Task requirements =>
Output each line exactly as it appears, skipping any embedded picture.

Source material =>
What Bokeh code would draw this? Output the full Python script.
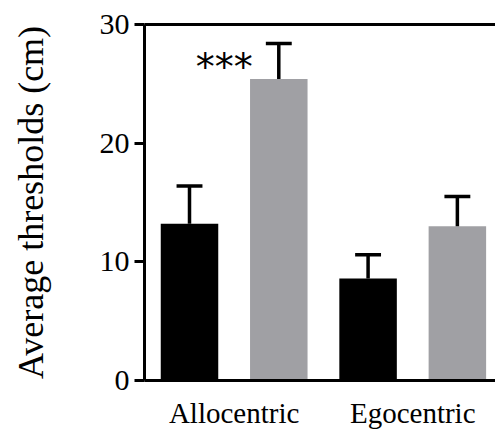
from bokeh.plotting import figure
from bokeh.models import LinearAxis, FixedTicker, Range1d, ColumnDataSource
from bokeh.core.properties import value
from bokeh.embed import file_html
from bokeh.resources import INLINE

# data
categories = ["Allocentric", "Egocentric"]
groups = ["black", "gray"]
means = [13.2, 25.4, 8.6, 13.0]          # Allo-black, Allo-gray, Ego-black, Ego-gray
sems = [3.2, 3.0, 2.0, 2.5]
bar_colors = ["#000000", "#a0a0a4", "#000000", "#a0a0a4"]
y_ticks = [0, 10, 20, 30]
significance = "***"

xs = list(range(len(means)))
bar_w = 0.644
cap_half = 0.145

src = ColumnDataSource(dict(
    x=xs, top=means, color=bar_colors,
    up=[m + s for m, s in zip(means, sems)],
    cx0=[x - cap_half for x in xs], cx1=[x + cap_half for x in xs],
))

SERIF = "Liberation Serif"

p = figure(width=495, height=434, output_backend="svg", toolbar_location=None,
           x_range=Range1d(-0.504, 3.427), y_range=Range1d(0, 30),
           min_border_left=144, min_border_right=0, min_border_top=24,
           min_border_bottom=54)
p.outline_line_color = None
p.grid.visible = False
p.background_fill_color = "white"
p.border_fill_color = "white"

p.vbar(x="x", top="top", bottom=0, width=bar_w, fill_color="color",
       line_color=None, source=src)
p.segment(x0="x", y0="top", x1="x", y1="up", line_color="black",
          line_width=3.5, source=src)
p.segment(x0="cx0", y0="up", x1="cx1", y1="up", line_color="black",
          line_width=3.5, source=src)

# significance stars left of the gray allocentric bar
p.text(x=[xs[1] - bar_w / 2 + 0.03], y=[means[1] + 1.0], text=[significance],
       text_font=value("DejaVu Sans"), text_font_size="38px",
       text_align="right", text_baseline="middle", text_color="black")

# y axis
ya = p.yaxis[0]
ya.ticker = FixedTicker(ticks=y_ticks)
ya.axis_label = "Average thresholds (cm)"
ya.axis_label_text_font = SERIF
ya.axis_label_text_font_style = "normal"
ya.axis_label_text_font_size = "36px"
ya.axis_label_text_color = "black"
ya.axis_label_standoff = 46
ya.major_label_text_font = SERIF
ya.major_label_text_font_size = "30px"
ya.major_label_text_color = "black"
ya.major_label_standoff = 5
ya.major_tick_out = 10
ya.major_tick_in = 0
ya.minor_tick_out = 0
ya.minor_tick_in = 0
ya.axis_line_width = 3
ya.major_tick_line_width = 3

# x axis
xa = p.xaxis[0]
xa.ticker = FixedTicker(ticks=[0.5, 2.5])
xa.major_label_overrides = {0.5: categories[0], 2.5: categories[1]}
xa.major_label_text_font = SERIF
xa.major_label_text_font_size = "29px"
xa.major_label_text_color = "black"
xa.major_label_standoff = 16
xa.major_tick_out = 0
xa.major_tick_in = 0
xa.minor_tick_out = 0
xa.minor_tick_in = 0
xa.axis_line_width = 3

# top frame line
top = LinearAxis(ticker=FixedTicker(ticks=[]), major_label_text_font_size="0px",
                 major_tick_out=0, minor_tick_out=0, axis_line_width=3)
p.add_layout(top, "above")

open("out.html", "w").write(file_html(p, INLINE))
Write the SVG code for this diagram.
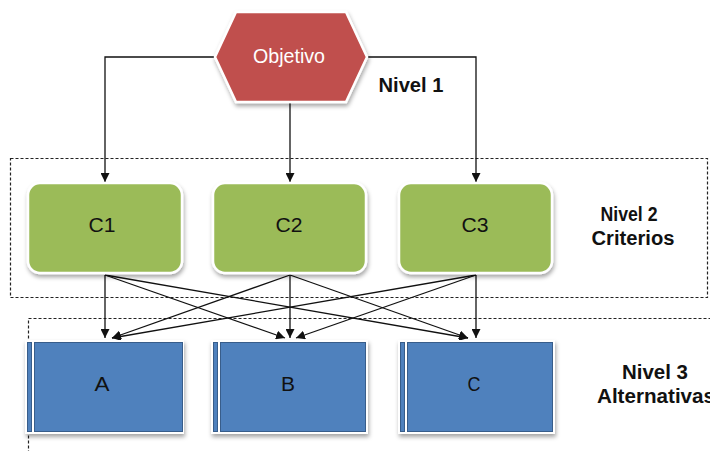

Answer =>
What Bokeh code would draw this? Output the full Python script.
from bokeh.plotting import figure
from bokeh.models import LinearAxis, FixedTicker, Range1d, ColumnDataSource
from bokeh.core.properties import value
from bokeh.embed import file_html
from bokeh.resources import INLINE

# data
categories = ["Allocentric", "Egocentric"]
groups = ["black", "gray"]
means = [13.2, 25.4, 8.6, 13.0]          # Allo-black, Allo-gray, Ego-black, Ego-gray
sems = [3.2, 3.0, 2.0, 2.5]
bar_colors = ["#000000", "#a0a0a4", "#000000", "#a0a0a4"]
y_ticks = [0, 10, 20, 30]
significance = "***"

xs = list(range(len(means)))
bar_w = 0.644
cap_half = 0.145

src = ColumnDataSource(dict(
    x=xs, top=means, color=bar_colors,
    up=[m + s for m, s in zip(means, sems)],
    cx0=[x - cap_half for x in xs], cx1=[x + cap_half for x in xs],
))

SERIF = "Liberation Serif"

p = figure(width=495, height=434, output_backend="svg", toolbar_location=None,
           x_range=Range1d(-0.504, 3.427), y_range=Range1d(0, 30),
           min_border_left=144, min_border_right=0, min_border_top=24,
           min_border_bottom=54)
p.outline_line_color = None
p.grid.visible = False
p.background_fill_color = "white"
p.border_fill_color = "white"

p.vbar(x="x", top="top", bottom=0, width=bar_w, fill_color="color",
       line_color=None, source=src)
p.segment(x0="x", y0="top", x1="x", y1="up", line_color="black",
          line_width=3.5, source=src)
p.segment(x0="cx0", y0="up", x1="cx1", y1="up", line_color="black",
          line_width=3.5, source=src)

# significance stars left of the gray allocentric bar
p.text(x=[xs[1] - bar_w / 2 + 0.03], y=[means[1] + 1.0], text=[significance],
       text_font=value("DejaVu Sans"), text_font_size="38px",
       text_align="right", text_baseline="middle", text_color="black")

# y axis
ya = p.yaxis[0]
ya.ticker = FixedTicker(ticks=y_ticks)
ya.axis_label = "Average thresholds (cm)"
ya.axis_label_text_font = SERIF
ya.axis_label_text_font_style = "normal"
ya.axis_label_text_font_size = "36px"
ya.axis_label_text_color = "black"
ya.axis_label_standoff = 46
ya.major_label_text_font = SERIF
ya.major_label_text_font_size = "30px"
ya.major_label_text_color = "black"
ya.major_label_standoff = 5
ya.major_tick_out = 10
ya.major_tick_in = 0
ya.minor_tick_out = 0
ya.minor_tick_in = 0
ya.axis_line_width = 3
ya.major_tick_line_width = 3

# x axis
xa = p.xaxis[0]
xa.ticker = FixedTicker(ticks=[0.5, 2.5])
xa.major_label_overrides = {0.5: categories[0], 2.5: categories[1]}
xa.major_label_text_font = SERIF
xa.major_label_text_font_size = "29px"
xa.major_label_text_color = "black"
xa.major_label_standoff = 16
xa.major_tick_out = 0
xa.major_tick_in = 0
xa.minor_tick_out = 0
xa.minor_tick_in = 0
xa.axis_line_width = 3

# top frame line
top = LinearAxis(ticker=FixedTicker(ticks=[]), major_label_text_font_size="0px",
                 major_tick_out=0, minor_tick_out=0, axis_line_width=3)
p.add_layout(top, "above")

open("out.html", "w").write(file_html(p, INLINE))
Write the SVG code for this diagram.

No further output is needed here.